Given task
Give back the whole listing exactly as shown.

——

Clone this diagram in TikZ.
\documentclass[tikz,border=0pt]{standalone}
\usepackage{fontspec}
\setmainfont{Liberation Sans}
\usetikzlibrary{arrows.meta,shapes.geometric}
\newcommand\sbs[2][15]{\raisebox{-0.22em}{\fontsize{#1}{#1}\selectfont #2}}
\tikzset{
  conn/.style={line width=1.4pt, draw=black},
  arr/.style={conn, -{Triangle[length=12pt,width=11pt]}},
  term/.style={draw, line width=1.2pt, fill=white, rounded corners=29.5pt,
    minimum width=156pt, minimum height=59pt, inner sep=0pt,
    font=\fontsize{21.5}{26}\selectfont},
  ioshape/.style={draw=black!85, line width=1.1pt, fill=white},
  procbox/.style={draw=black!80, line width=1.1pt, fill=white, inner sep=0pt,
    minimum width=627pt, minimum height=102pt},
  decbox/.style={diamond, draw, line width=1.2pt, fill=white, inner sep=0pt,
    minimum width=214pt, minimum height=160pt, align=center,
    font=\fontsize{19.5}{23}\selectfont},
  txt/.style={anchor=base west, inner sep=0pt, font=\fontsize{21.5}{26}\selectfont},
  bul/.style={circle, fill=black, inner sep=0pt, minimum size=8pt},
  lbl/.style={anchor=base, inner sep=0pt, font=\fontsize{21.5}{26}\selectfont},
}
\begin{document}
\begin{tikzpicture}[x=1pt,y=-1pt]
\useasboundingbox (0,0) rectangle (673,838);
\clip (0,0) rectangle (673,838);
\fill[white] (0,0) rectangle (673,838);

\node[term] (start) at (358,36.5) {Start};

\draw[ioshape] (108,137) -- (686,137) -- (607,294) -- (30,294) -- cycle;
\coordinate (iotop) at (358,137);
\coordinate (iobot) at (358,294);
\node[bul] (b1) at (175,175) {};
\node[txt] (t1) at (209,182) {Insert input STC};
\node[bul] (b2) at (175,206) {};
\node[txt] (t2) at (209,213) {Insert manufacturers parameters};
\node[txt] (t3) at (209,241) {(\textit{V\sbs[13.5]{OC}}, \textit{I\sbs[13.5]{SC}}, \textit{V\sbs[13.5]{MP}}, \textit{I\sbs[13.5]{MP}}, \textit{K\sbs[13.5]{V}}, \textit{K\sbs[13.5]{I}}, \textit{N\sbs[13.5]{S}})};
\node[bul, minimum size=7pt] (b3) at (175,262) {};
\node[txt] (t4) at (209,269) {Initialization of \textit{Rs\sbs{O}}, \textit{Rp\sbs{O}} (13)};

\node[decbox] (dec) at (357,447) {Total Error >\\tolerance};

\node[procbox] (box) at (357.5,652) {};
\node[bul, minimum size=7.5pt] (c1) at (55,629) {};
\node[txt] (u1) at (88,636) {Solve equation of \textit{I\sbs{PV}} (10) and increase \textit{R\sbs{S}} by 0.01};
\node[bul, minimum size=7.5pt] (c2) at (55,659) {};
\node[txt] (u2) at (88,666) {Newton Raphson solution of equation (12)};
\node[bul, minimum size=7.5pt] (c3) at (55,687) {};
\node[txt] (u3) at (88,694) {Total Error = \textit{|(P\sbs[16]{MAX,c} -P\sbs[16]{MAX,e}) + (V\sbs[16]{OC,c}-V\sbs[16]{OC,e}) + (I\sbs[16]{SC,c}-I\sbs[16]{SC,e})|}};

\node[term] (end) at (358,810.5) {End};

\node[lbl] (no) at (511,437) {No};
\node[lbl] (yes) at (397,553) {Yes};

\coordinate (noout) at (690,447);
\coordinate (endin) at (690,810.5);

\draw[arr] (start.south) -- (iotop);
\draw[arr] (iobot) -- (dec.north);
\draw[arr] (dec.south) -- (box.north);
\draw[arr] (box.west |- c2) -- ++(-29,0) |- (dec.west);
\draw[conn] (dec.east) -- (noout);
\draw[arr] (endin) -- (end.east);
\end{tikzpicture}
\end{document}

——

Solution for this problem
Clone this diagram in TikZ.
\documentclass[tikz,border=0pt]{standalone}
\usepackage{fontspec}
\setmainfont{Liberation Sans}
\usetikzlibrary{arrows.meta,shapes.geometric}
\newcommand\sbs[2][15]{\raisebox{-0.22em}{\fontsize{#1}{#1}\selectfont #2}}
\tikzset{
  conn/.style={line width=1.4pt, draw=black},
  arr/.style={conn, -{Triangle[length=12pt,width=11pt]}},
  term/.style={draw, line width=1.2pt, fill=white, rounded corners=29.5pt,
    minimum width=156pt, minimum height=59pt, inner sep=0pt,
    font=\fontsize{21.5}{26}\selectfont},
  ioshape/.style={draw=black!85, line width=1.1pt, fill=white},
  procbox/.style={draw=black!80, line width=1.1pt, fill=white, inner sep=0pt,
    minimum width=627pt, minimum height=102pt},
  decbox/.style={diamond, draw, line width=1.2pt, fill=white, inner sep=0pt,
    minimum width=214pt, minimum height=160pt, align=center,
    font=\fontsize{19.5}{23}\selectfont},
  txt/.style={anchor=base west, inner sep=0pt, font=\fontsize{21.5}{26}\selectfont},
  bul/.style={circle, fill=black, inner sep=0pt, minimum size=8pt},
  lbl/.style={anchor=base, inner sep=0pt, font=\fontsize{21.5}{26}\selectfont},
}
\begin{document}
\begin{tikzpicture}[x=1pt,y=-1pt]
\useasboundingbox (0,0) rectangle (673,838);
\clip (0,0) rectangle (673,838);
\fill[white] (0,0) rectangle (673,838);

\node[term] (start) at (358,36.5) {Start};

\draw[ioshape] (108,137) -- (686,137) -- (607,294) -- (30,294) -- cycle;
\coordinate (iotop) at (358,137);
\coordinate (iobot) at (358,294);
\node[bul] (b1) at (175,175) {};
\node[txt] (t1) at (209,182) {Insert input STC};
\node[bul] (b2) at (175,206) {};
\node[txt] (t2) at (209,213) {Insert manufacturers parameters};
\node[txt] (t3) at (209,241) {(\textit{V\sbs[13.5]{OC}}, \textit{I\sbs[13.5]{SC}}, \textit{V\sbs[13.5]{MP}}, \textit{I\sbs[13.5]{MP}}, \textit{K\sbs[13.5]{V}}, \textit{K\sbs[13.5]{I}}, \textit{N\sbs[13.5]{S}})};
\node[bul, minimum size=7pt] (b3) at (175,262) {};
\node[txt] (t4) at (209,269) {Initialization of \textit{Rs\sbs{O}}, \textit{Rp\sbs{O}} (13)};

\node[decbox] (dec) at (357,447) {Total Error >\\tolerance};

\node[procbox] (box) at (357.5,652) {};
\node[bul, minimum size=7.5pt] (c1) at (55,629) {};
\node[txt] (u1) at (88,636) {Solve equation of \textit{I\sbs{PV}} (10) and increase \textit{R\sbs{S}} by 0.01};
\node[bul, minimum size=7.5pt] (c2) at (55,659) {};
\node[txt] (u2) at (88,666) {Newton Raphson solution of equation (12)};
\node[bul, minimum size=7.5pt] (c3) at (55,687) {};
\node[txt] (u3) at (88,694) {Total Error = \textit{|(P\sbs[16]{MAX,c} -P\sbs[16]{MAX,e}) + (V\sbs[16]{OC,c}-V\sbs[16]{OC,e}) + (I\sbs[16]{SC,c}-I\sbs[16]{SC,e})|}};

\node[term] (end) at (358,810.5) {End};

\node[lbl] (no) at (511,437) {No};
\node[lbl] (yes) at (397,553) {Yes};

\coordinate (noout) at (690,447);
\coordinate (endin) at (690,810.5);

\draw[arr] (start.south) -- (iotop);
\draw[arr] (iobot) -- (dec.north);
\draw[arr] (dec.south) -- (box.north);
\draw[arr] (box.west |- c2) -- ++(-29,0) |- (dec.west);
\draw[conn] (dec.east) -- (noout);
\draw[arr] (endin) -- (end.east);
\end{tikzpicture}
\end{document}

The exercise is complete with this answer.